**TASK INPUT:**
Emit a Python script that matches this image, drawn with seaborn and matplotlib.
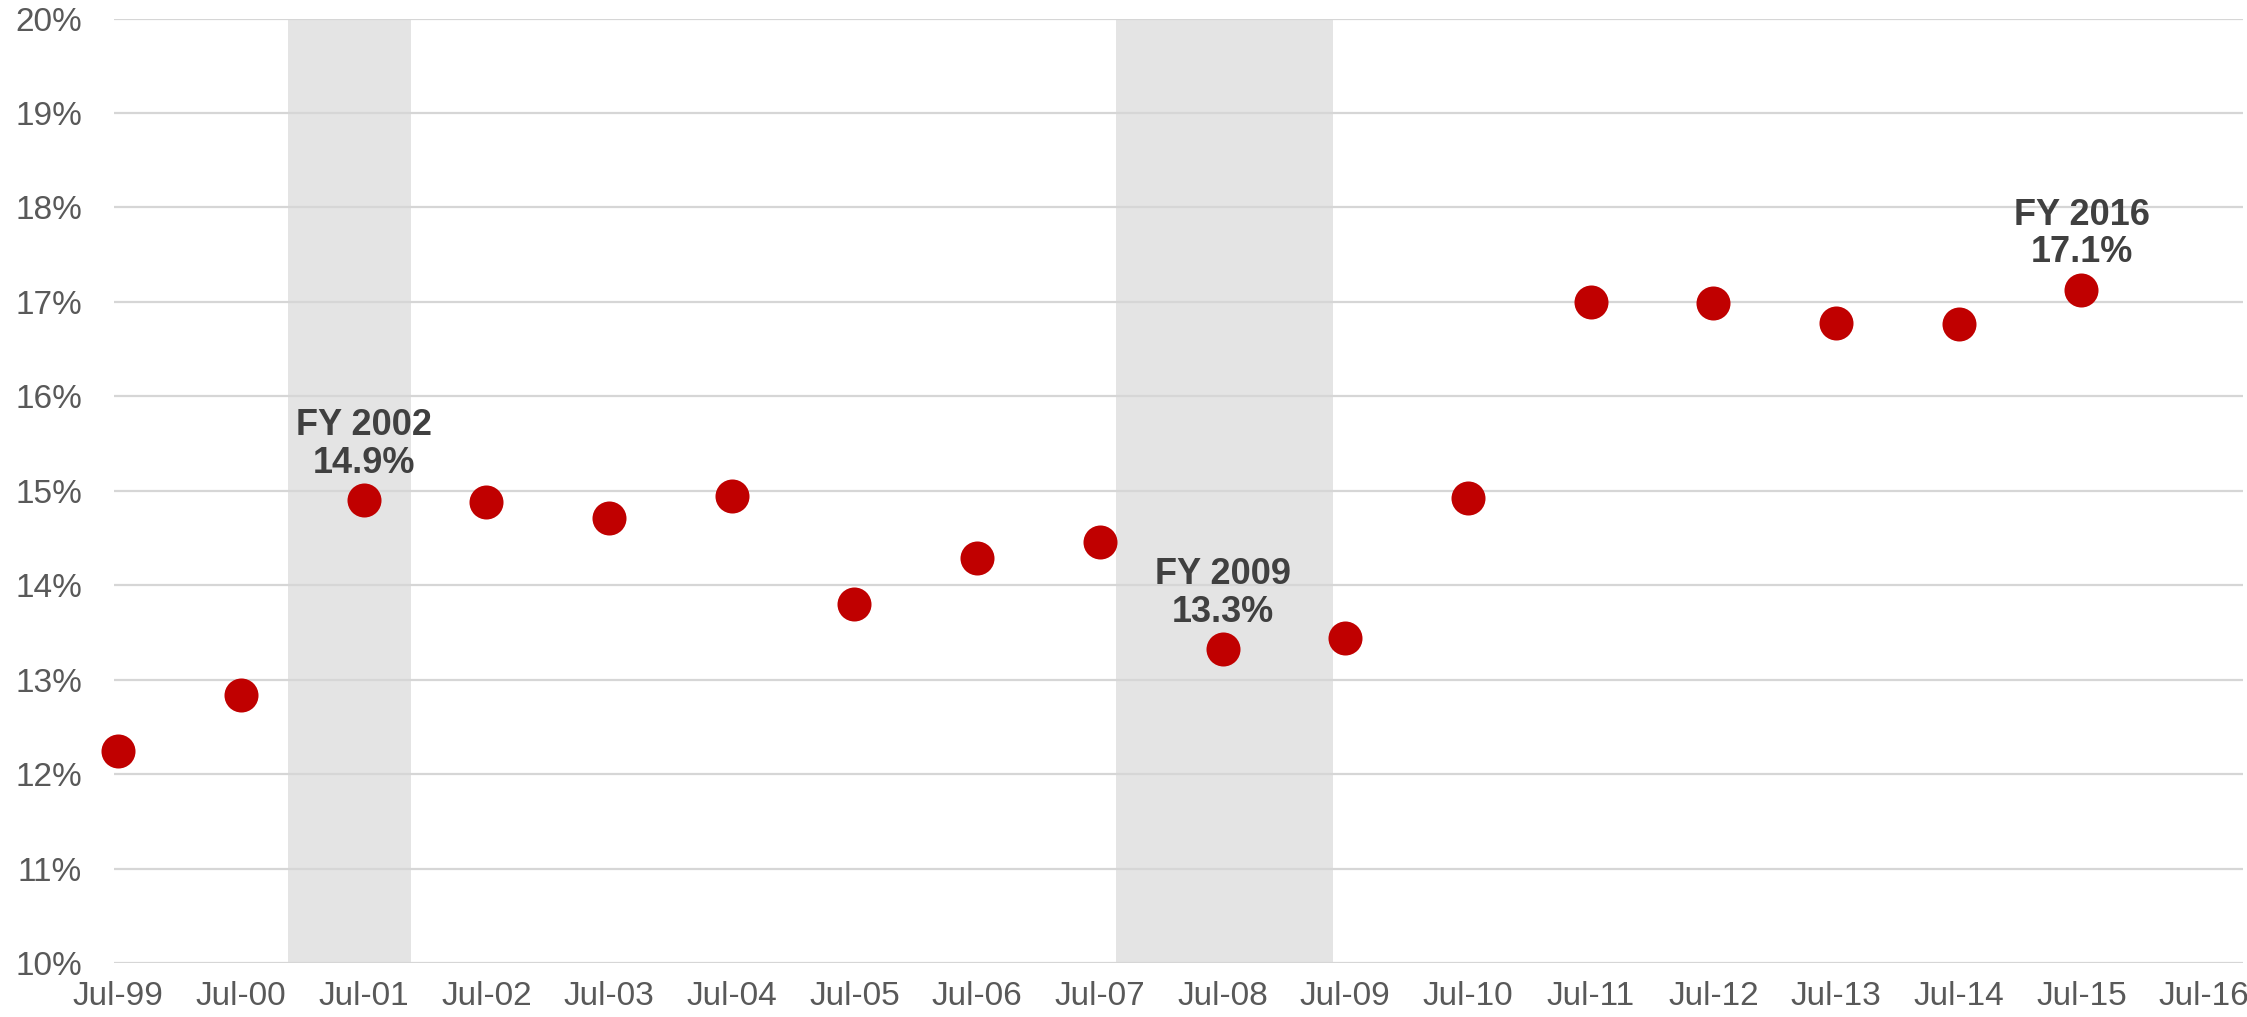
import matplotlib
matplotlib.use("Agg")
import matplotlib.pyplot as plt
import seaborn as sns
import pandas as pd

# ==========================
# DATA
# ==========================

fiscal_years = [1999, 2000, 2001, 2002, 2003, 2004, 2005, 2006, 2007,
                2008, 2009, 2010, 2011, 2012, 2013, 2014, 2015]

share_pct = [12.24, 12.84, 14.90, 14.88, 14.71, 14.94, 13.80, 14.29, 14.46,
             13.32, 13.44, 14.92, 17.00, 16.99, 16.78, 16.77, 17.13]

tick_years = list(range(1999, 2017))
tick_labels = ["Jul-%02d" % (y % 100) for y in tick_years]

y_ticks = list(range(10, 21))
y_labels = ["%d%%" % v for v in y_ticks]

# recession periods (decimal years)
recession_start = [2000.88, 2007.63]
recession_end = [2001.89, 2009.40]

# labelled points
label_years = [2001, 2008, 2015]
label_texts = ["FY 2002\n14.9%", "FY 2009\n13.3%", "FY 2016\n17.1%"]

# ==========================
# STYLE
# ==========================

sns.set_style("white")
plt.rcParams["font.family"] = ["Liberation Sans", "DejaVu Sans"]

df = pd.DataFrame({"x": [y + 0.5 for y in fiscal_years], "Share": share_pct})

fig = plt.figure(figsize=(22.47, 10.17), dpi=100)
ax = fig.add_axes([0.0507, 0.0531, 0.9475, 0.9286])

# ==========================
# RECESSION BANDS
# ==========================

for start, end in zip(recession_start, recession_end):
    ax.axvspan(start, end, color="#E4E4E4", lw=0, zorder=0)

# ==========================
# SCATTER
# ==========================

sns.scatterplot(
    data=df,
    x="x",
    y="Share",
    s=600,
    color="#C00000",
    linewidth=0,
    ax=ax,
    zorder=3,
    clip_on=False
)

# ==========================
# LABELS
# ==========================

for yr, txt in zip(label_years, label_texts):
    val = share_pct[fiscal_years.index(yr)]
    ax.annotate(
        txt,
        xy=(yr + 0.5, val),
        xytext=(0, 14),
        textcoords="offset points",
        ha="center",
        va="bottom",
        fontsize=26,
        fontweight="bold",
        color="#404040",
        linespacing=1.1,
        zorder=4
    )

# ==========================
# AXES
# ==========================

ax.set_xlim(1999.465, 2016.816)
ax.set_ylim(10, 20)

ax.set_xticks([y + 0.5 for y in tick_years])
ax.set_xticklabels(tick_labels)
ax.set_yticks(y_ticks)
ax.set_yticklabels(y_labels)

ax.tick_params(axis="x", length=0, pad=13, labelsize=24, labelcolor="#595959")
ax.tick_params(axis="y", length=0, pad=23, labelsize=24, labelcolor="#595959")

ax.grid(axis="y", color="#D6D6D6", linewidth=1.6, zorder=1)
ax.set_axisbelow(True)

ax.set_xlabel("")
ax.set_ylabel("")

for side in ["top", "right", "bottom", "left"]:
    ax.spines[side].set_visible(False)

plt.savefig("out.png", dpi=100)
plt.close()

--

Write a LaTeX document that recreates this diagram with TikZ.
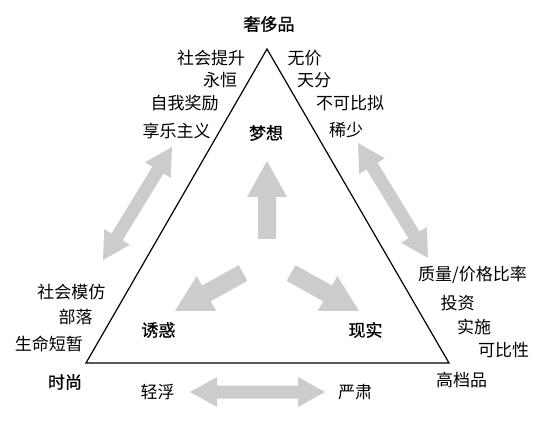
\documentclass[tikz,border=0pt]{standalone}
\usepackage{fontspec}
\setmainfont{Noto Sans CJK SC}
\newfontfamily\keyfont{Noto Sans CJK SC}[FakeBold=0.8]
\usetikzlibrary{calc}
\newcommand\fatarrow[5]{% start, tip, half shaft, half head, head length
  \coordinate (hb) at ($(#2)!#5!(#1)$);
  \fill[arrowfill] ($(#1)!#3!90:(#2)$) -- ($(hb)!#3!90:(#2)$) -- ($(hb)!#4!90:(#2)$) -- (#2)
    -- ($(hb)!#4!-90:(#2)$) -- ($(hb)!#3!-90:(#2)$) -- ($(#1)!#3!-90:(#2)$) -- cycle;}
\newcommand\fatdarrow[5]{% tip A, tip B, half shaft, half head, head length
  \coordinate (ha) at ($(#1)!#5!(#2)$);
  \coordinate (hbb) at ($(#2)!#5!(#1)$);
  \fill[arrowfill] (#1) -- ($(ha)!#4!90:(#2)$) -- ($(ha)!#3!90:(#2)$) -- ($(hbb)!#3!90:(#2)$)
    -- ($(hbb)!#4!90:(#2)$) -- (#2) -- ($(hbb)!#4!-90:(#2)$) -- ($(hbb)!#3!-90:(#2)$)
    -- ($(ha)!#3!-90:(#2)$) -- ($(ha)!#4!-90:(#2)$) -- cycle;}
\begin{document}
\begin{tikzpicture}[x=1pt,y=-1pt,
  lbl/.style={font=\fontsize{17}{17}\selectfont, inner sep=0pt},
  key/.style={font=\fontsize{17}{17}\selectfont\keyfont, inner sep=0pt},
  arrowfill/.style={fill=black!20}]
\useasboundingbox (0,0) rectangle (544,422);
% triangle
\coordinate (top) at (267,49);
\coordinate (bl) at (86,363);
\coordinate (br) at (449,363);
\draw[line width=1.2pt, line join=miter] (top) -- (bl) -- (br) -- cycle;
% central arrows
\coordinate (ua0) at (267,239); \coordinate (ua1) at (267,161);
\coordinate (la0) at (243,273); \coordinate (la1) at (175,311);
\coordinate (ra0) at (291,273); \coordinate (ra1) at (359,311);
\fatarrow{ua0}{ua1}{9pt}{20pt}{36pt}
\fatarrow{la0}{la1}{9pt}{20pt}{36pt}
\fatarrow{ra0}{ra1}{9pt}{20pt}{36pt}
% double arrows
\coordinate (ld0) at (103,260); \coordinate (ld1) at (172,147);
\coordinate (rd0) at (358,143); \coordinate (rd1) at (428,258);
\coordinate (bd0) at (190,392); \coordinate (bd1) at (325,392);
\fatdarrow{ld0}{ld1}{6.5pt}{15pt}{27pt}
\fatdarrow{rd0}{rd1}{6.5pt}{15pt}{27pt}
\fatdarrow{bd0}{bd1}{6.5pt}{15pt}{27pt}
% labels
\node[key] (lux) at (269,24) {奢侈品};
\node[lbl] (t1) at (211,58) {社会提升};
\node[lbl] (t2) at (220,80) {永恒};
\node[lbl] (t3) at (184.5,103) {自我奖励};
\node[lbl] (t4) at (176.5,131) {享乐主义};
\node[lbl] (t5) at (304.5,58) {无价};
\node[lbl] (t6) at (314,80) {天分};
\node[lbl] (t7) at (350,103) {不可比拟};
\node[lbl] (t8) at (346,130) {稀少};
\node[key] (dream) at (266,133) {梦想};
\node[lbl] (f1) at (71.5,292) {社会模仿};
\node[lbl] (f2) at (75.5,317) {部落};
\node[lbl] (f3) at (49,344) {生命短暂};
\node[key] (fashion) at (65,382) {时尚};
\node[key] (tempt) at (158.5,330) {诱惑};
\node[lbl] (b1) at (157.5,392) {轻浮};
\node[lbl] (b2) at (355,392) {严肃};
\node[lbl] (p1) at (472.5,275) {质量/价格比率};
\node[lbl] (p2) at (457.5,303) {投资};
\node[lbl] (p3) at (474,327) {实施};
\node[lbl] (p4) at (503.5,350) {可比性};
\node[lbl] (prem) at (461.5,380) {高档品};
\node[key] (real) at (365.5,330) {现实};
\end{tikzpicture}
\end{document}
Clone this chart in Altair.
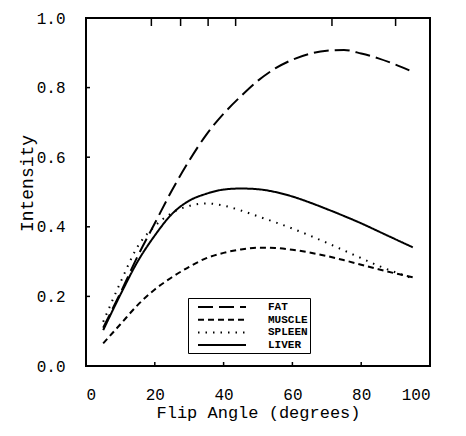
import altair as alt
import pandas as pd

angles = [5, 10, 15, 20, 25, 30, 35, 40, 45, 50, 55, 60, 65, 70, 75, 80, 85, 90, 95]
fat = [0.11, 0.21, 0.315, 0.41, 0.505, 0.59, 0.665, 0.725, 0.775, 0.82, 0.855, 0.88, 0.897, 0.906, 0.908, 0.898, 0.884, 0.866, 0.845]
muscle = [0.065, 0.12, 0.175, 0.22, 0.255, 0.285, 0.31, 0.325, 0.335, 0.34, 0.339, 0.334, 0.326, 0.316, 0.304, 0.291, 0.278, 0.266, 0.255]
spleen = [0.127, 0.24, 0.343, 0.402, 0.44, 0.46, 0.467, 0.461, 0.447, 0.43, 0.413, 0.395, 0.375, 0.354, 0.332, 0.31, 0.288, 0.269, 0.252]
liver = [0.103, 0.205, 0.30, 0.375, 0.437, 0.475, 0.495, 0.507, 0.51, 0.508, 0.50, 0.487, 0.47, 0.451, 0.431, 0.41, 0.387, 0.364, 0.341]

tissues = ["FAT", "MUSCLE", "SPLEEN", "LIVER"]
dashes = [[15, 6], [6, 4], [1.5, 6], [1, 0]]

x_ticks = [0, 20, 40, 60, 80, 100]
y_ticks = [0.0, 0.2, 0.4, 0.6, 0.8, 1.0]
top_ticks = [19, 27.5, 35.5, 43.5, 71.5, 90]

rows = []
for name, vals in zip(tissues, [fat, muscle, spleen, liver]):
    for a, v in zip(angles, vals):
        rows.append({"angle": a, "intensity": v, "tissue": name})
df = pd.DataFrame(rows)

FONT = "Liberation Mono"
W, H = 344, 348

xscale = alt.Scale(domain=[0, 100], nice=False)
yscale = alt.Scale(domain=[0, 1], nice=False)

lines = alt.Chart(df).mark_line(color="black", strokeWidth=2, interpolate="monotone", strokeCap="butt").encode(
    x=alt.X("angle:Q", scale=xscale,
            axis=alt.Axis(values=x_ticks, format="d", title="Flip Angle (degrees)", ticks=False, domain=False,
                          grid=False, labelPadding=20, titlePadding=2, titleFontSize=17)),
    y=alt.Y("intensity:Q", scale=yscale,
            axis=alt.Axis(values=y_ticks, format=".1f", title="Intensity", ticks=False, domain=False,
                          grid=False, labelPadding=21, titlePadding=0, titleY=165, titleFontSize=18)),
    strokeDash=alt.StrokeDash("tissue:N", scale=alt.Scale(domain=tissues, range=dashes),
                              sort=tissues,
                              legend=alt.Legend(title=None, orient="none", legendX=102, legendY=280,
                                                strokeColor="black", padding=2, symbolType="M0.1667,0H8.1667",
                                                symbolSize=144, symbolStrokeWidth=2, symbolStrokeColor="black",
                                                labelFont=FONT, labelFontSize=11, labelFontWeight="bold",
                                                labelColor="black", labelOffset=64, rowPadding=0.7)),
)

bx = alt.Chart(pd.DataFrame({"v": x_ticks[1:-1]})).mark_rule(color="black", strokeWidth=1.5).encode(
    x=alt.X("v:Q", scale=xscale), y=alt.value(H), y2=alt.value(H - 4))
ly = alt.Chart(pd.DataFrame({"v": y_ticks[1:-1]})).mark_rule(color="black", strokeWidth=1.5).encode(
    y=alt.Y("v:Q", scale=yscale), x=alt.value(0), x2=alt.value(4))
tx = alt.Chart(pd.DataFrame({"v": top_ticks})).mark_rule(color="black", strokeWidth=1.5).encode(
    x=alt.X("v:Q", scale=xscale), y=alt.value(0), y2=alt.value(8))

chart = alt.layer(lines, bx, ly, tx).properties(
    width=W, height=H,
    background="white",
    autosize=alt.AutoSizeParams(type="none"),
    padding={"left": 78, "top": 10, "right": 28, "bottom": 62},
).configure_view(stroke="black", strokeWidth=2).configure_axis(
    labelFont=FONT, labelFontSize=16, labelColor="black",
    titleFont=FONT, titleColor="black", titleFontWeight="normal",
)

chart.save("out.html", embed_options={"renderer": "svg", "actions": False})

**PROMPT:** Extract from the data every line where "this" shows up.

**SOLUTION:**
Emit a Python script that matches this image, drawn with seaborn and matplotlib.
Write a LaTeX document that recreates this diagram with TikZ.
Clone this chart in Altair.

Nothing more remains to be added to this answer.